Training, fine tuning or deploying a DLM requires a high-powered computer. CUDA enabled datacenter products cost hundreds of thousands of dollars, and even the more accessible GPUs are in the thousands.
Regulation is built on experience. FEMA is already integrating DLMs into the damage assessment process in an effort to try and get a clear picture of a disaster zone within 72hrs.
DLMs are malleable. They could be tweaked to identify damaged buildings after earthquakes, hurricanes, wildfires and even after damage resulting from conflicts or in active warzones.
GIS has always needed a hands-on, collaborative approach to new technologies. Applying pre-trained DLMs to new and diverse datasets could identify gaps in performance that could be fine-tuned to create higher accuracy results.
You can read my entire Master's Project and its abstract below, if you'd like to get a deeper dive into my process, results, and thoughts. This webpage was adapted from my oral presentation as a part of my graduation requirements. A Youtube Video of that presentation recording is coming soon!

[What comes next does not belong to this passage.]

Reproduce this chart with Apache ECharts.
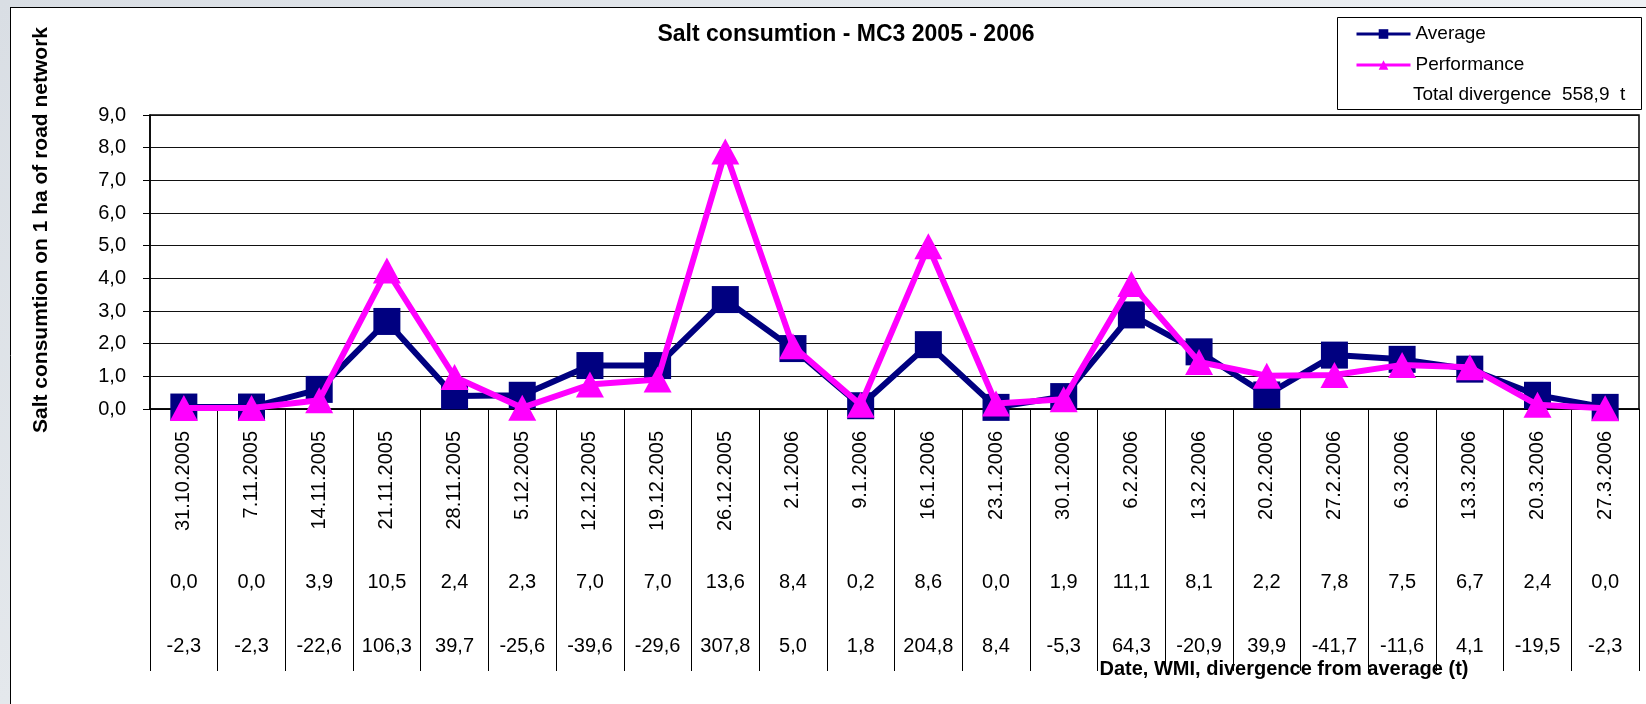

Providing preliminary damage reports is essential to residents of post-disaster zones who need this information while planning their return to their property. As fire size, severity and frequency increase, it may become harder for local authorities to assess the amount of damage caused by these fires in a timely manner. High resolution satellite imagery of the 2025 Palisades Fire’s post disaster zone was used to train a deep learning model in ArcGIS Pro that classifies building footprint as damaged or undamaged. The model performed with high scores on several accuracy metrics, showing that off the shelf deep learning models can be applied to new data and trained to near perfect agreement, even on less powerful computers. With deep learning tools becoming more accessible, it may be wise to incorporate them as part of post disaster measures to maintain the public informed with real-time and accurate information. However, while these tools can be used alongside other demographic data to form relevant and informative damage reports, they suffer from accessibility issues like high imagery prices, high computing requirements, and expensive licensing that could make it difficult to apply this emerging technology in a broad range of scenarios.